Exercise material -
* * * * * * *
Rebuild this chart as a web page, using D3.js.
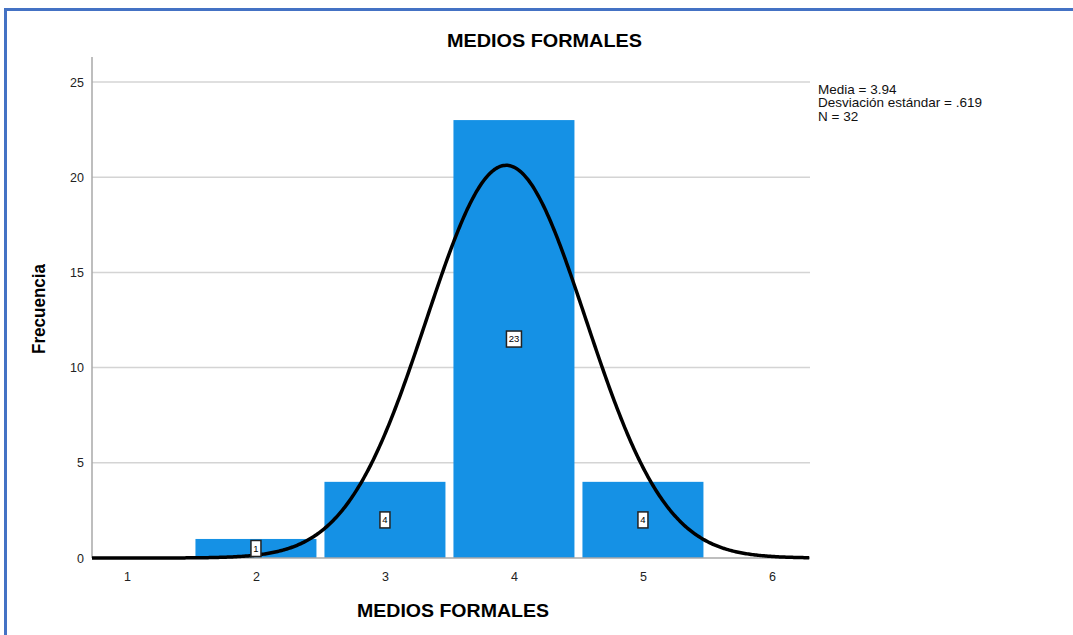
* * * * * * *
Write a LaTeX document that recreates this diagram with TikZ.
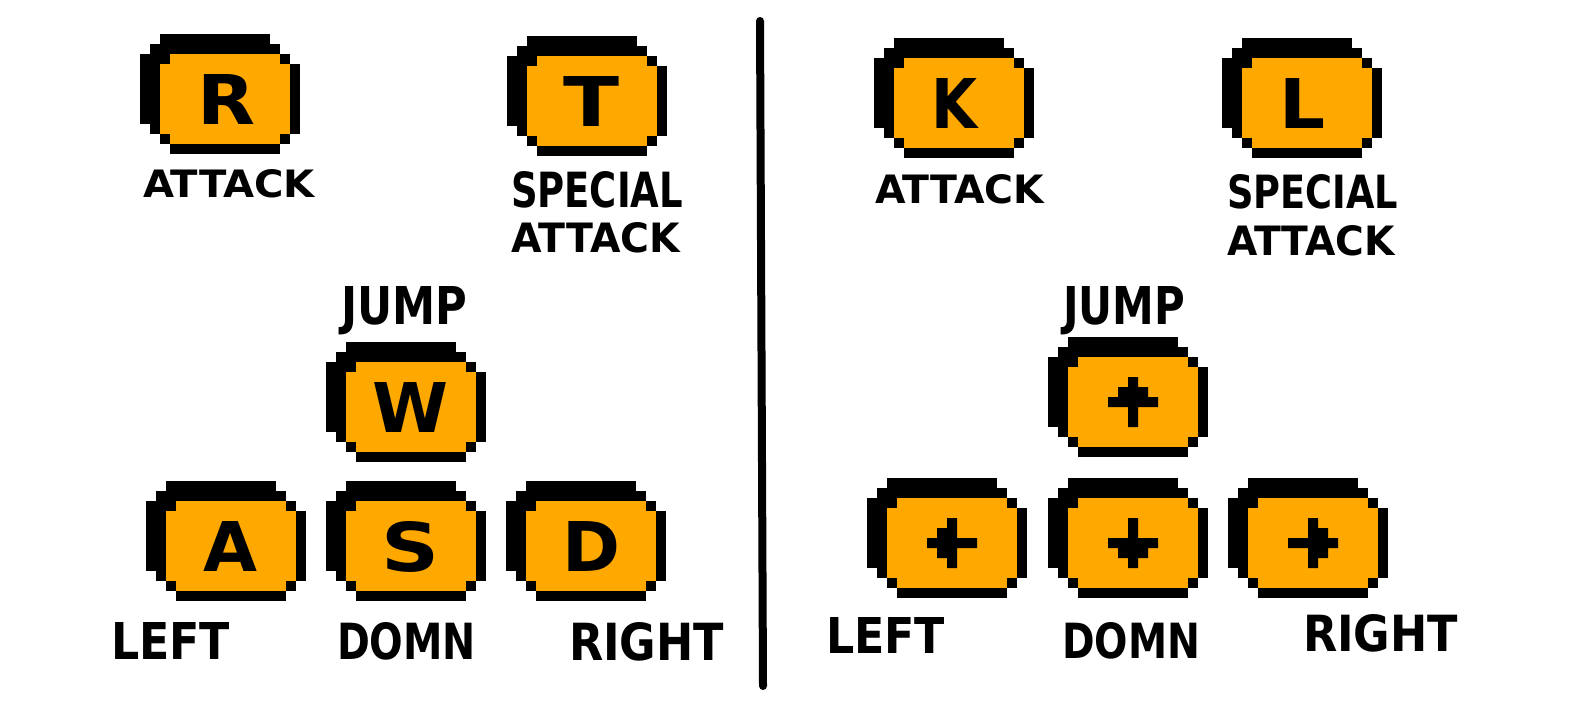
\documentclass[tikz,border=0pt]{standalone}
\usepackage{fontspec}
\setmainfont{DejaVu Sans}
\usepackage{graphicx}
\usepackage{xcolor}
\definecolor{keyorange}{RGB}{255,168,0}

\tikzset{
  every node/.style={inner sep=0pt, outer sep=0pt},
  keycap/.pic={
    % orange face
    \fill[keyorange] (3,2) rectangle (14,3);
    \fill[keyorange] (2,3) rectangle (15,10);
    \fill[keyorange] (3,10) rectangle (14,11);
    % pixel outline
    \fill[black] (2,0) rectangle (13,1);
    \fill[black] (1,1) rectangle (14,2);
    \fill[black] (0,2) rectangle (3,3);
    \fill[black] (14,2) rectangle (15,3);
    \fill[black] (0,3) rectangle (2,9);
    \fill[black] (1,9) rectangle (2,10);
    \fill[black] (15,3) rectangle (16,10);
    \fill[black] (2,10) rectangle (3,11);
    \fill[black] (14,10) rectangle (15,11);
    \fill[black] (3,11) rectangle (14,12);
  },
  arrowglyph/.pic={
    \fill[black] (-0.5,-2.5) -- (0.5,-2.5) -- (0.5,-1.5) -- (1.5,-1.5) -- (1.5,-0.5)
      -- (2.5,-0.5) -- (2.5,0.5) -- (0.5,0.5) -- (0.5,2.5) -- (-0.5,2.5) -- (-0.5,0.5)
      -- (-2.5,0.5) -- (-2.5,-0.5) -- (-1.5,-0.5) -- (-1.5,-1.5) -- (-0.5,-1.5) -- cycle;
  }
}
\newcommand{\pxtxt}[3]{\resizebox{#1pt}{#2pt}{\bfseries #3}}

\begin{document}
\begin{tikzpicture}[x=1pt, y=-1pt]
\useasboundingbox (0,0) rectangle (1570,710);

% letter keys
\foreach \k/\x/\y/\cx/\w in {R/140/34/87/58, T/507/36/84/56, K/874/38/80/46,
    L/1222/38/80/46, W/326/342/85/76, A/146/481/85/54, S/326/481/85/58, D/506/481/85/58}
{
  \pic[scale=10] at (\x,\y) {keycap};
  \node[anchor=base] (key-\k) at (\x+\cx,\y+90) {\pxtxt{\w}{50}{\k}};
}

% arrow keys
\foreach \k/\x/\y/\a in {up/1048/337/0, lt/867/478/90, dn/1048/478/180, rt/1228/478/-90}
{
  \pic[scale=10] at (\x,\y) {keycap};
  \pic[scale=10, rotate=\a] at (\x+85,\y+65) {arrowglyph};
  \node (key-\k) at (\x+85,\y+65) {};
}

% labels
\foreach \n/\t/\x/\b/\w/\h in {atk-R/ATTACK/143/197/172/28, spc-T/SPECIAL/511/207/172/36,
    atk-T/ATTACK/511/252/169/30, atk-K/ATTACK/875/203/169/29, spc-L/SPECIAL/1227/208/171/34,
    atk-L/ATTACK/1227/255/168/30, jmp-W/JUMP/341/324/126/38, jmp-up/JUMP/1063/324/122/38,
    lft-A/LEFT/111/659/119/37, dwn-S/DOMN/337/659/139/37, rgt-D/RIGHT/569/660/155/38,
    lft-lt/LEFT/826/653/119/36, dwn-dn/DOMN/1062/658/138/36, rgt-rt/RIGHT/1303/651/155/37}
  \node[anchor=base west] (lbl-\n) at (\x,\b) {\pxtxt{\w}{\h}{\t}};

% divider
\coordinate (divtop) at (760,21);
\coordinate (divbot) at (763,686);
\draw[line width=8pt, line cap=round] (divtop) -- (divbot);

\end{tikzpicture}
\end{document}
* * * * * * *
Direction -
Give the number of lines in the entries that hold the word "this", and nothing else.

In response -
2